You don't get paid for falling off

Local riders stood out when the Far North leg of the 2012/13 national rodeo circuit hit Kaitaia on Wednesday.

Notable performances in the open divisions included: Kaitaia's Kary Robertson and Kim Coulter were second and third respectively in the barrel racing from a strong, quality field of 23 riders; Broadwood's Daniel McCready was second in steer wrestling and third - in a field of three - in the saddle bronc; and Mat Lanigan from Mangamuka was third in the steer wrestling, son Klay won the second division saddle bronc while Klay's younger brother, Bradley, won the junior steer ride. The payouts ranged from $376 for Kary to $40 for Bradley.

One local rider particularly conspicuous by his absence at Kaitaia was Ramoan Neho of Te Kao who suffered what could well be a season-ending injury when his index finger was crushed by a bull at the Warkworth rodeo on Tuesday.

The injury came when Neho, the NZRCA Saddle Bronc Champion for the 2011/12 season, was helping free a rider in the bullpen. The popular and talented cowboy was reportedly undergoing surgery at Middlemore Hospital during the Kaitaia rodeo where it was obvious the injury had cast pall over proceedings for many.

Other events in Kaitaia included the bareback, rope and tie, team roping and the main event, the bull ride, which was won by Darren Walton on Silver Dollar.

The Masterton man was the sole survivor from a field of 11, the only one to complete a winning ride on the notorious bucking brahman bulls of Umawera farmer and rodeo exponent, Chris McGarry. Walton was clearly stoked with his victory, and delivered a crushing handshake to anyone who cared to congratulate him. So, did it hurt? Was it fun?

"It's always hurts ... It's always good fun. But you don't get money for falling off," he noted in true, laconic cowboy fashion.

The field was notably smaller at Kaitaia than previous years (not including last year which was rained off), partly due to the sheer number of events faced by contestants during the busy summer season circuit, and rodeo's notorious reputation as a brutal sport of high attrition.

Many riders in Kaitaia were carrying injury of some sort or another, with ice bags and strapping abundant and on all sorts of places on the body.

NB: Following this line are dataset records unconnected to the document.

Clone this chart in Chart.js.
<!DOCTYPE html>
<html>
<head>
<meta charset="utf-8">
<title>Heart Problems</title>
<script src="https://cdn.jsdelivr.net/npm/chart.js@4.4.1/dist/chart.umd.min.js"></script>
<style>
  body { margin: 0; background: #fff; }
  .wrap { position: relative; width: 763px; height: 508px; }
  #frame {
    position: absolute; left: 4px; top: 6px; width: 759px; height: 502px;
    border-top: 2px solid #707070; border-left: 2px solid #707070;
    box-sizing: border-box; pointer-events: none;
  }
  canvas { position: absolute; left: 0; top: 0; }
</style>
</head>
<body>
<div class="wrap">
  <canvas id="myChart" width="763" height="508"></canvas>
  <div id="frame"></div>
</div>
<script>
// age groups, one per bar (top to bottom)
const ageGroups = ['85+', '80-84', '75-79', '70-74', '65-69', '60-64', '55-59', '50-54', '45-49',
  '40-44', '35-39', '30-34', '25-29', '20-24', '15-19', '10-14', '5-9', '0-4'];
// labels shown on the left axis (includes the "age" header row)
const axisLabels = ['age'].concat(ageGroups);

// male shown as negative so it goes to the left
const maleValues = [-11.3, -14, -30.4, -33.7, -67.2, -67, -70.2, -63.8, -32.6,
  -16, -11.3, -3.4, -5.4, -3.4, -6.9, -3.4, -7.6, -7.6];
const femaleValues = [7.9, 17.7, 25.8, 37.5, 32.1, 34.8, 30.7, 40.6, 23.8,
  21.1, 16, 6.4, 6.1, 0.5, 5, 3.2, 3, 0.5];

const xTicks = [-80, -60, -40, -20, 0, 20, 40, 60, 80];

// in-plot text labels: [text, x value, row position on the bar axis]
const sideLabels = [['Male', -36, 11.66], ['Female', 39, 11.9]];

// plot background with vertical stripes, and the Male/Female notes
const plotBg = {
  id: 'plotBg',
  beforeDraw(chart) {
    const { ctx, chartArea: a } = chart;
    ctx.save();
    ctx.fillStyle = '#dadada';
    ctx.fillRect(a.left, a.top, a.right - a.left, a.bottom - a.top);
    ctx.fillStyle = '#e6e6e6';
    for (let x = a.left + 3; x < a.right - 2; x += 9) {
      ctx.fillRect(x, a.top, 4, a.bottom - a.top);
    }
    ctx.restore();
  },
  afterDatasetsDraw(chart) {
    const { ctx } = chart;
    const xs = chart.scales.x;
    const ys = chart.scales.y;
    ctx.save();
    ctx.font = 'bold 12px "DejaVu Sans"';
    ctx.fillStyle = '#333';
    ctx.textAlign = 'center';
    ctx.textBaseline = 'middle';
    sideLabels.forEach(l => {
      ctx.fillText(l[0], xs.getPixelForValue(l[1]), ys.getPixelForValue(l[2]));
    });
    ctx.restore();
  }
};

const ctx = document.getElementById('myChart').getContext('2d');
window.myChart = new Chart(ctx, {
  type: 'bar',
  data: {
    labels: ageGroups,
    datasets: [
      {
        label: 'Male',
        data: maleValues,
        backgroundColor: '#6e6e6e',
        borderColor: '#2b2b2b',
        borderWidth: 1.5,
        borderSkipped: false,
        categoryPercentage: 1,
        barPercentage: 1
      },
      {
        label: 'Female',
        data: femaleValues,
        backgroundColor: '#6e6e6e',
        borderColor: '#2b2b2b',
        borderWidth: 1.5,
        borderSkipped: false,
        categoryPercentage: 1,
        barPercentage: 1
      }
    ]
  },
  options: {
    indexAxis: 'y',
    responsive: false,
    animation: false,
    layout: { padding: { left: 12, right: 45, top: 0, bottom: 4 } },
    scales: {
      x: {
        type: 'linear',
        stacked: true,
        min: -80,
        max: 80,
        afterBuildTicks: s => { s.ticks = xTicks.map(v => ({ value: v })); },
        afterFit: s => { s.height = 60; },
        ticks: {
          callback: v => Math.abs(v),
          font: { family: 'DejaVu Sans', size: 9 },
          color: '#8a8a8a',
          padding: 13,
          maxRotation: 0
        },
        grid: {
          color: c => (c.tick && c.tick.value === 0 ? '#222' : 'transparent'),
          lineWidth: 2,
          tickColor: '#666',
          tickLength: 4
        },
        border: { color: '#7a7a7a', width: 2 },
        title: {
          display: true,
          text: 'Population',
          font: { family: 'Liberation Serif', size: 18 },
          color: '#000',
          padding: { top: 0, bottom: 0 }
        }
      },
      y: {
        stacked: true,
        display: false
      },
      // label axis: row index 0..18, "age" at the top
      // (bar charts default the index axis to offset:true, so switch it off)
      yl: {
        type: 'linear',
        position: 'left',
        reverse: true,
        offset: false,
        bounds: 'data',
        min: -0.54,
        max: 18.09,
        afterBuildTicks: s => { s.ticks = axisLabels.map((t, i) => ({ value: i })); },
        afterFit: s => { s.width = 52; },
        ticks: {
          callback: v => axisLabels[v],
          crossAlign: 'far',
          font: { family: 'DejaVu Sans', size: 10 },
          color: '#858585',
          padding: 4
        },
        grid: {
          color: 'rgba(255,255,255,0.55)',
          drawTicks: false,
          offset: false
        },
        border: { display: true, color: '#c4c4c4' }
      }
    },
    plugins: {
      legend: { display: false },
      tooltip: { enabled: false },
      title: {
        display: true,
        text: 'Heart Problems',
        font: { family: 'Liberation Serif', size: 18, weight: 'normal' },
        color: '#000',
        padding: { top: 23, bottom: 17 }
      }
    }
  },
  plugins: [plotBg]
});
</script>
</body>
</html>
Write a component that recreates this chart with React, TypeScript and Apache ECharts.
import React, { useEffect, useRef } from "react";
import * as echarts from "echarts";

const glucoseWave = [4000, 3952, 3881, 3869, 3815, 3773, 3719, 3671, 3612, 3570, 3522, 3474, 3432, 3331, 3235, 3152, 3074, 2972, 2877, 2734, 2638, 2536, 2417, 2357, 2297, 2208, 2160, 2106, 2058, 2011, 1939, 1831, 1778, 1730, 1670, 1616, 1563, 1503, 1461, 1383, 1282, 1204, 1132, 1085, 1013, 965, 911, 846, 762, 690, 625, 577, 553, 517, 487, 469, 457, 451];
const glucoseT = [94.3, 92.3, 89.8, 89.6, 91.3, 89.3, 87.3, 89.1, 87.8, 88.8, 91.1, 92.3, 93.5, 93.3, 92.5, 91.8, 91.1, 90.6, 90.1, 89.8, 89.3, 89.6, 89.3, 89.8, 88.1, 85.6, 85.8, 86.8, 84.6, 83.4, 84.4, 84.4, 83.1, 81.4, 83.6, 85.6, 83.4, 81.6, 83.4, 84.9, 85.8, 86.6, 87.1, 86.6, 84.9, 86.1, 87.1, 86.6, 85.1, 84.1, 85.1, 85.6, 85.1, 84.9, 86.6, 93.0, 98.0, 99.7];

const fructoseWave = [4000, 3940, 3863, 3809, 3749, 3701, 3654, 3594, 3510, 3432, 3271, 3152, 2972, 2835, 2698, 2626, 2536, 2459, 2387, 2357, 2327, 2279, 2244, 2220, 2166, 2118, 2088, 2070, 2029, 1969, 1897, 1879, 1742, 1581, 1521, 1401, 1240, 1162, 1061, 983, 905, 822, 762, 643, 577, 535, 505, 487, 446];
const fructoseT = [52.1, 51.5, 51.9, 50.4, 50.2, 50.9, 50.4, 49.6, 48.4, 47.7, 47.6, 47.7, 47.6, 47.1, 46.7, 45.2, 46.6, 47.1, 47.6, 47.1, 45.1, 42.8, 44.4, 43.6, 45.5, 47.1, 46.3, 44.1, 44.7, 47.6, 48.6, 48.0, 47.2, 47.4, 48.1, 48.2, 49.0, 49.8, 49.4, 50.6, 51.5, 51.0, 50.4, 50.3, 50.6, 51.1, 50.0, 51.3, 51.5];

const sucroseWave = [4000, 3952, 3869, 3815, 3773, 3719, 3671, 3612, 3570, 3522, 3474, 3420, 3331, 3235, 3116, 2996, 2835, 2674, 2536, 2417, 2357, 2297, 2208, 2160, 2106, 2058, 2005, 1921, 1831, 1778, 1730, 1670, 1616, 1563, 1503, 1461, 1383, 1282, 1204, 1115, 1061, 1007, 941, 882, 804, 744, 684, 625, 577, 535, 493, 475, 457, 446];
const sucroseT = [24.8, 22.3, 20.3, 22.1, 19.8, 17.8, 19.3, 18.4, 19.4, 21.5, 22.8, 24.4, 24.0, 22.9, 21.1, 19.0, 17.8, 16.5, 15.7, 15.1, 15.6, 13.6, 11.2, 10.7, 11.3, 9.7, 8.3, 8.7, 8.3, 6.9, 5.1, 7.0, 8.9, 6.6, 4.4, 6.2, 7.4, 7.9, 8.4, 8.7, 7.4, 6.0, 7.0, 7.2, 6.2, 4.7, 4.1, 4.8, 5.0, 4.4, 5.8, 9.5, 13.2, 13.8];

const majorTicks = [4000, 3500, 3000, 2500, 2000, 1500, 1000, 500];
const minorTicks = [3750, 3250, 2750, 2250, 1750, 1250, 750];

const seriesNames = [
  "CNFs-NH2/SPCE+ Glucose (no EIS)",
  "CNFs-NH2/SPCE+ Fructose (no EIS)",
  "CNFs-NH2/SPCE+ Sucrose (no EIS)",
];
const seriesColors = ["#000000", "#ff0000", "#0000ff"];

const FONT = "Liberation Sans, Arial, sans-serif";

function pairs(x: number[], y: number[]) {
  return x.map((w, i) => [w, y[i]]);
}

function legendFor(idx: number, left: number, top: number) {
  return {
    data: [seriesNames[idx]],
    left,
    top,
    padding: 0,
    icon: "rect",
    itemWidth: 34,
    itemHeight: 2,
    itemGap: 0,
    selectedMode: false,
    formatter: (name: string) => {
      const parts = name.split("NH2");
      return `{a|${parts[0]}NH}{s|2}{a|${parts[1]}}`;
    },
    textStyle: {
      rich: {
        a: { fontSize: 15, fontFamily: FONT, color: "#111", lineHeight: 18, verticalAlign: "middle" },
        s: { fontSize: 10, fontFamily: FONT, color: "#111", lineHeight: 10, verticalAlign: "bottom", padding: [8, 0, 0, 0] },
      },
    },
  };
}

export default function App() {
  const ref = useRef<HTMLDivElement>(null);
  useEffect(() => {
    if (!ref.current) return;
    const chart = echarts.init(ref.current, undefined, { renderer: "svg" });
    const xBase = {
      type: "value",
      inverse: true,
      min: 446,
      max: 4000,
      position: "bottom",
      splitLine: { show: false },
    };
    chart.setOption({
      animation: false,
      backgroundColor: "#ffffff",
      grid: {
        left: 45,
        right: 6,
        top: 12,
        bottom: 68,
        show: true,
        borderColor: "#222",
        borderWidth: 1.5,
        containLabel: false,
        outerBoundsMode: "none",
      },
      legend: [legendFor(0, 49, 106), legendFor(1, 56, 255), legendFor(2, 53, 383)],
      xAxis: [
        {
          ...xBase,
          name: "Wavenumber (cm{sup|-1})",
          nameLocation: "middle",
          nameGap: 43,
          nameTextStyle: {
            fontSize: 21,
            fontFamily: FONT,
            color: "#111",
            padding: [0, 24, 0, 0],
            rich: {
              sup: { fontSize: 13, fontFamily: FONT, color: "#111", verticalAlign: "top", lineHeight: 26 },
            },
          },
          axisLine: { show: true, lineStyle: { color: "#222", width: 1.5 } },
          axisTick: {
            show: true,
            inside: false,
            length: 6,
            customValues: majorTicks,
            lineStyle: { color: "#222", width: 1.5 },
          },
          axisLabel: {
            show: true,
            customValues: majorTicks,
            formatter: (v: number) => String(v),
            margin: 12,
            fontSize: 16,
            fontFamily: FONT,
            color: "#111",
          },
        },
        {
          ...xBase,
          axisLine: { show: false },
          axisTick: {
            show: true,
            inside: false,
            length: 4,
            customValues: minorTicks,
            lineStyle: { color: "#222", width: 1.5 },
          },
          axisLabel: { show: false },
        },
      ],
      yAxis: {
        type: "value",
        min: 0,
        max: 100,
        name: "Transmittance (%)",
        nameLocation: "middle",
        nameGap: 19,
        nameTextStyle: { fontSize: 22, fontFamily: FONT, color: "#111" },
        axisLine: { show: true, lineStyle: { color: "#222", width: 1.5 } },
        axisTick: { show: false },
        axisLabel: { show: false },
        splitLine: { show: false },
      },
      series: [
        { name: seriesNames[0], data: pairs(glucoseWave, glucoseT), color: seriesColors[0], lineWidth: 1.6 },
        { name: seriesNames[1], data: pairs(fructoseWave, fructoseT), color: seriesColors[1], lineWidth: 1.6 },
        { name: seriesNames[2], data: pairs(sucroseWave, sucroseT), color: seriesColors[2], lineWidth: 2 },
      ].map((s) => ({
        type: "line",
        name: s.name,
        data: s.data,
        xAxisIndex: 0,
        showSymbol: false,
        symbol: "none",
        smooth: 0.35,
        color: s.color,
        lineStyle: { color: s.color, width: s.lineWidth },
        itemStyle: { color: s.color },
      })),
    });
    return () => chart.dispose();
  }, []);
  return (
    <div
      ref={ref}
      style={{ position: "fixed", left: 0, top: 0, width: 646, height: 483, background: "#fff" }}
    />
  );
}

Aye, but the show must go on. For a good number, Kaitaia was the sixth rodeo in as many days. Like the Lanigan whanau where patriarch Mat noted he and his two sons had "picked up" at all six events, meaning they had won money by placing in the top three of whatever event they were contesting.

The road was surely not getting any shorter any time soon for the family as they packed up from Kaitaia and headed for the Oruru Valley and Umawera rodeos being held yesterday and today before heading further afield in coming weeks in a well prepared campaign to maintain their respective standing on the national rankings.

As the circus left town, organisers of the Kaitaia rodeo were last seen asking whether anyone had seen a runaway bull which broke through a fence and apparently trotted out of the venue and down the main road.

"Last seen heading towards McDonald's," one wiseacre suggested.